I went to a conference about building Christian Community this weekend in Haight Ashbury that rocked my freakin world. I was rather unexcited about going to earlier in the week. I thought I was going to be forced to be social when all of my relational energy had been sucked dry by the 6th graders in my life. My friend John was afraid it was going to be a bit cultish and weird and that everyone was going to try to convince him to live in a big commune. I told him we were having pot pies and Kool-Aid for lunch and he almost walked out the door. That made me feel a little better. The weekend was filled with new friends and fascinating humans. One of the most interesting people I met was Rick the Zen Buddhist priest. He was part of the Jesus movement during the 70's and got burned out and became Jewish and then switched over to Buddhism. He said that in the past year God has had other ideas, and that he has had a growing hunger to learn to love like Jesus loves. He knows his scripture too. I found him very humble and thoughtful. He asked us who was the king of 100 rivers as he sat on the ground looking up at us. He said the sea, because it lies below them. Likewise if we are to be the greatest we must humble ourselves to become lower than those we serve. When I talked he really listened. He was completely present with me and cared about what I had to say and to be honest it freaked me out.

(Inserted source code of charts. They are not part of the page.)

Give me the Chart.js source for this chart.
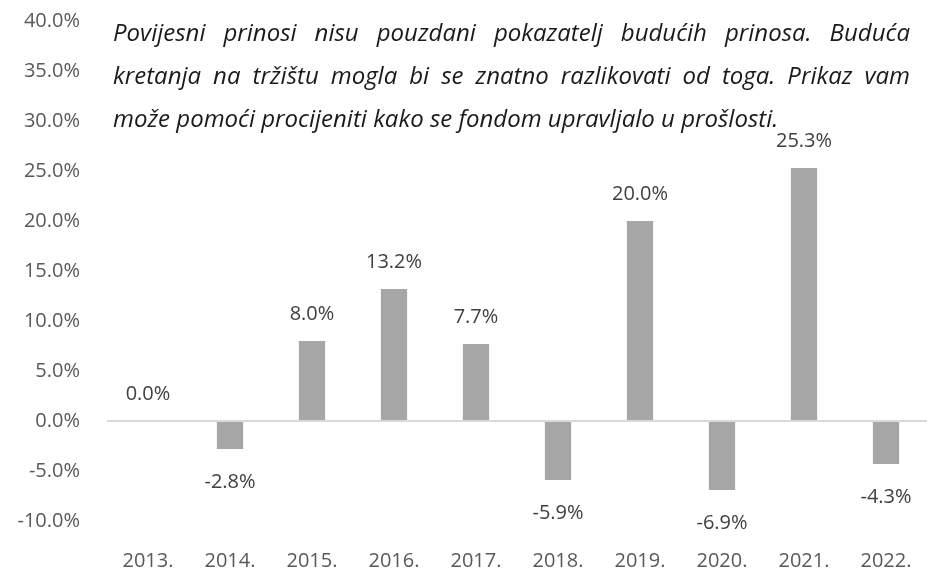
<!DOCTYPE html>
<html lang="hr">
<head>
    <meta charset="UTF-8">
    <title>Povijesni prinosi</title>
    <style>
        body {
            margin: 0;
            background: #ffffff;
            font-family: "Open Sans", Arial, sans-serif;
        }

        .wrap {
            position: relative;
            width: 927px;
            height: 569px;
            overflow: hidden;
        }

        /* disclaimer text sitting over the top of the plot */
        .note {
            position: absolute;
            left: 113px;
            top: 10px;
            width: 797px;
            font-style: italic;
            font-size: 24px;
            line-height: 43px;
            color: #1a1a1a;
        }

        .note .full {
            text-align: justify;
            text-align-last: justify;
        }
    </style>
</head>
<body>
    <div class="wrap">
        <canvas id="chart" width="927" height="569"></canvas>
        <div class="note">
            <div class="full">Povijesni prinosi nisu pouzdani pokazatelj budućih prinosa. Buduća</div>
            <div class="full">kretanja na tržištu mogla bi se znatno razlikovati od toga. Prikaz vam</div>
            <div>može pomoći procijeniti kako se fondom upravljalo u prošlosti.</div>
        </div>
    </div>

    <script src="https://cdn.jsdelivr.net/npm/chart.js"></script>
    <script>
        var years = ['2013.', '2014.', '2015.', '2016.', '2017.', '2018.', '2019.', '2020.', '2021.', '2022.'];
        var returns = [0.0, -2.8, 8.0, 13.2, 7.7, -5.9, 20.0, -6.9, 25.3, -4.3];
        var yMin = -10;
        var yMax = 40;
        var yStep = 5;

        function pct(v) {
            return v.toFixed(1) + '%';
        }

        // value labels above / below each bar
        var valueLabels = {
            id: 'valueLabels',
            afterDatasetsDraw: function (chart) {
                var ctx = chart.ctx;
                var meta = chart.getDatasetMeta(0);
                ctx.save();
                ctx.font = '20px "Open Sans", Arial, sans-serif';
                ctx.fillStyle = '#404040';
                ctx.textAlign = 'center';
                ctx.textBaseline = 'middle';
                meta.data.forEach(function (bar, i) {
                    var v = returns[i];
                    var y = v >= 0 ? bar.y - 27 : bar.y + 33;
                    ctx.fillText(pct(v), bar.x, y);
                });
                ctx.restore();
            }
        };

        new Chart(document.getElementById('chart'), {
            type: 'bar',
            data: {
                labels: years,
                datasets: [{
                    data: returns,
                    backgroundColor: '#a6a6a6',
                    borderWidth: 0,
                    barPercentage: 0.32,
                    categoryPercentage: 1
                }]
            },
            options: {
                responsive: false,
                animation: false,
                layout: {
                    padding: { top: 21, right: -4, bottom: 0, left: 0 }
                },
                plugins: {
                    legend: { display: false },
                    tooltip: { enabled: false }
                },
                scales: {
                    x: {
                        afterFit: function (s) {
                            s.height = 48;
                            s.paddingLeft = 0;
                            s.paddingRight = 0;
                        },
                        grid: { display: false, drawTicks: false },
                        border: { display: false },
                        ticks: {
                            color: '#595959',
                            padding: 30,
                            font: { family: '"Open Sans", Arial, sans-serif', size: 20, lineHeight: 1 }
                        }
                    },
                    y: {
                        min: yMin,
                        max: yMax,
                        afterFit: function (s) {
                            s.width = 107;
                            s.paddingTop = 0;
                            s.paddingBottom = 0;
                        },
                        border: { display: false },
                        grid: {
                            drawTicks: false,
                            lineWidth: 2,
                            color: function (c) {
                                return c.tick && c.tick.value === 0 ? '#d9d9d9' : 'rgba(0,0,0,0)';
                            }
                        },
                        ticks: {
                            stepSize: yStep,
                            padding: 27,
                            color: '#595959',
                            font: { family: '"Open Sans", Arial, sans-serif', size: 20 },
                            callback: function (v) { return pct(v); }
                        }
                    }
                }
            },
            plugins: [valueLabels]
        });
    </script>
</body>
</html>
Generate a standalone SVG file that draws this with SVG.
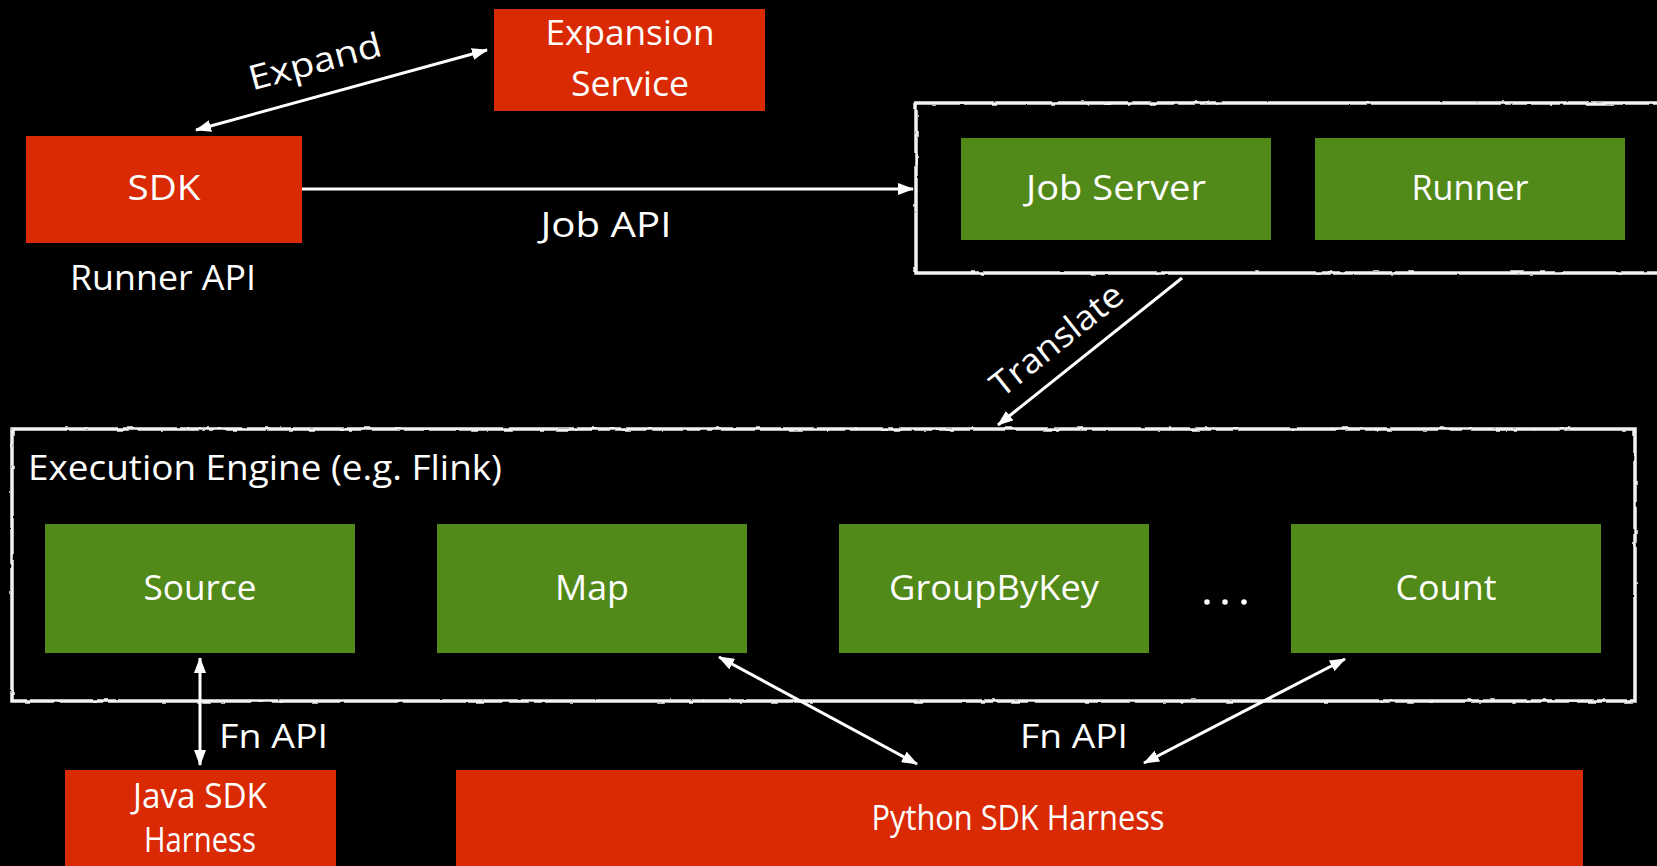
<svg xmlns="http://www.w3.org/2000/svg" width="1657" height="866" viewBox="0 0 1657 866">
  <style>
    .red { fill: #d92a03; }
    .green { fill: #528a19; }
    .t { font-family: "Open Sans", Lato, sans-serif; fill: #ffffff; }
    .lbl { font-size: 34px; text-anchor: middle; }
    .wire { stroke: #ffffff; stroke-width: 3; fill: none; }
    .frame { stroke: #f2f2f2; stroke-width: 3.5; fill: none; filter: url(#rough); }
  </style>
  <defs>
    <filter id="rough" x="-2%" y="-5%" width="104%" height="110%">
      <feTurbulence type="fractalNoise" baseFrequency="0.08" numOctaves="2" seed="3" result="n"/>
      <feDisplacementMap in="SourceGraphic" in2="n" scale="2.5" xChannelSelector="R" yChannelSelector="G"/>
    </filter>
    <marker id="head" viewBox="0 0 16 12" refX="15" refY="6" markerWidth="16" markerHeight="12" markerUnits="userSpaceOnUse" orient="auto-start-reverse">
      <path d="M0,0 L16,6 L0,12 Z" fill="#ffffff"/>
    </marker>
  </defs>

  <rect width="1657" height="866" fill="#000000"/>

  <!-- runner container frame -->
  <g id="runner-frame">
    <rect class="frame" x="916" y="103" width="760" height="170"/>
  </g>

  <!-- execution engine frame -->
  <g id="engine-frame">
    <rect class="frame" x="12" y="429" width="1623" height="272"/>
    <text class="t" x="28" y="480" font-size="34" textLength="474" lengthAdjust="spacingAndGlyphs">Execution Engine (e.g. Flink)</text>
  </g>

  <g id="sdk">
    <rect class="red" x="26" y="136" width="276" height="107"/>
    <text class="t lbl" x="164" y="200" font-size="36" textLength="73" lengthAdjust="spacingAndGlyphs">SDK</text>
    <text class="t lbl" x="163" y="290" textLength="186" lengthAdjust="spacingAndGlyphs">Runner API</text>
  </g>

  <g id="expansion-service">
    <rect class="red" x="494" y="9" width="271" height="102"/>
    <text class="t lbl" x="630" y="45" textLength="169" lengthAdjust="spacingAndGlyphs">Expansion</text>
    <text class="t lbl" x="630" y="96" textLength="118" lengthAdjust="spacingAndGlyphs">Service</text>
  </g>

  <g id="job-server">
    <rect class="green" x="961" y="138" width="310" height="102"/>
    <text class="t lbl" x="1116" y="200" textLength="180" lengthAdjust="spacingAndGlyphs">Job Server</text>
  </g>

  <g id="runner">
    <rect class="green" x="1315" y="138" width="310" height="102"/>
    <text class="t lbl" x="1470" y="200" textLength="117" lengthAdjust="spacingAndGlyphs">Runner</text>
  </g>

  <g id="source">
    <rect class="green" x="45" y="524" width="310" height="129"/>
    <text class="t lbl" x="200" y="600" textLength="113" lengthAdjust="spacingAndGlyphs">Source</text>
  </g>

  <g id="map">
    <rect class="green" x="437" y="524" width="310" height="129"/>
    <text class="t lbl" x="592" y="600" textLength="74" lengthAdjust="spacingAndGlyphs">Map</text>
  </g>

  <g id="groupbykey">
    <rect class="green" x="839" y="524" width="310" height="129"/>
    <text class="t lbl" x="994" y="600" textLength="210" lengthAdjust="spacingAndGlyphs">GroupByKey</text>
  </g>

  <g id="ellipsis">
    <circle cx="1207" cy="602" r="2.8" fill="#ffffff"/>
    <circle cx="1225" cy="602" r="2.8" fill="#ffffff"/>
    <circle cx="1244" cy="602" r="2.8" fill="#ffffff"/>
  </g>

  <g id="count">
    <rect class="green" x="1291" y="524" width="310" height="129"/>
    <text class="t lbl" x="1446" y="600" textLength="101" lengthAdjust="spacingAndGlyphs">Count</text>
  </g>

  <g id="java-harness">
    <rect class="red" x="65" y="770" width="271" height="110"/>
    <text class="t lbl" x="200" y="808" font-size="29" textLength="134" lengthAdjust="spacingAndGlyphs">Java SDK</text>
    <text class="t lbl" x="200" y="852" font-size="29" textLength="112" lengthAdjust="spacingAndGlyphs">Harness</text>
  </g>

  <g id="python-harness">
    <rect class="red" x="456" y="770" width="1127" height="110"/>
    <text class="t lbl" x="1018" y="830" font-size="29" textLength="293" lengthAdjust="spacingAndGlyphs">Python SDK Harness</text>
  </g>

  <g id="connectors">
    <line class="wire" x1="196" y1="130" x2="487" y2="50" marker-start="url(#head)" marker-end="url(#head)"/>
    <text class="t lbl" x="0" y="0" font-size="32" textLength="136" lengthAdjust="spacingAndGlyphs" transform="translate(318,73) rotate(-15)">Expand</text>

    <line class="wire" x1="302" y1="189" x2="913" y2="189" marker-end="url(#head)"/>
    <text class="t lbl" x="606" y="237" textLength="131" lengthAdjust="spacingAndGlyphs">Job API</text>

    <line class="wire" x1="1182" y1="278" x2="998" y2="425" marker-end="url(#head)"/>
    <text class="t lbl" x="0" y="0" font-size="32" textLength="159" lengthAdjust="spacingAndGlyphs" transform="translate(1064,349) rotate(-38.6)">Translate</text>

    <line class="wire" x1="200" y1="658" x2="200" y2="765" marker-start="url(#head)" marker-end="url(#head)"/>
    <text class="t" x="219" y="748" font-size="33" textLength="109" lengthAdjust="spacingAndGlyphs">Fn API</text>

    <line class="wire" x1="719" y1="657" x2="917" y2="764" marker-start="url(#head)" marker-end="url(#head)"/>
    <line class="wire" x1="1345" y1="659" x2="1144" y2="763" marker-start="url(#head)" marker-end="url(#head)"/>
    <text class="t" x="1020" y="748" font-size="33" textLength="108" lengthAdjust="spacingAndGlyphs">Fn API</text>
  </g>
</svg>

A lot of the people surrounding me in this huge mansion on the corner of Fell and Lyon are members of an intentional community called Seven. There are people in the community that are artists and writers and musicians. Devoted to creating beauty in a sometimes very ugly world. There are people that use their degrees and education to create and promote social justice. They free modern day slaves and get amnesty for immigrants that have been displaced by tribal massacres. They are all about serving and loving and living like Jesus. A lovely British woman just washed my feet. I t felt strangely normal and wonderful. She implored me to sit next to her because she said she hadn't shaved her legs in a while and didn't want a guy to be her partner. She obviously doesn't know much about west Sonoma county. Or my roommates for example. Hairy legs are not foreign concept to me.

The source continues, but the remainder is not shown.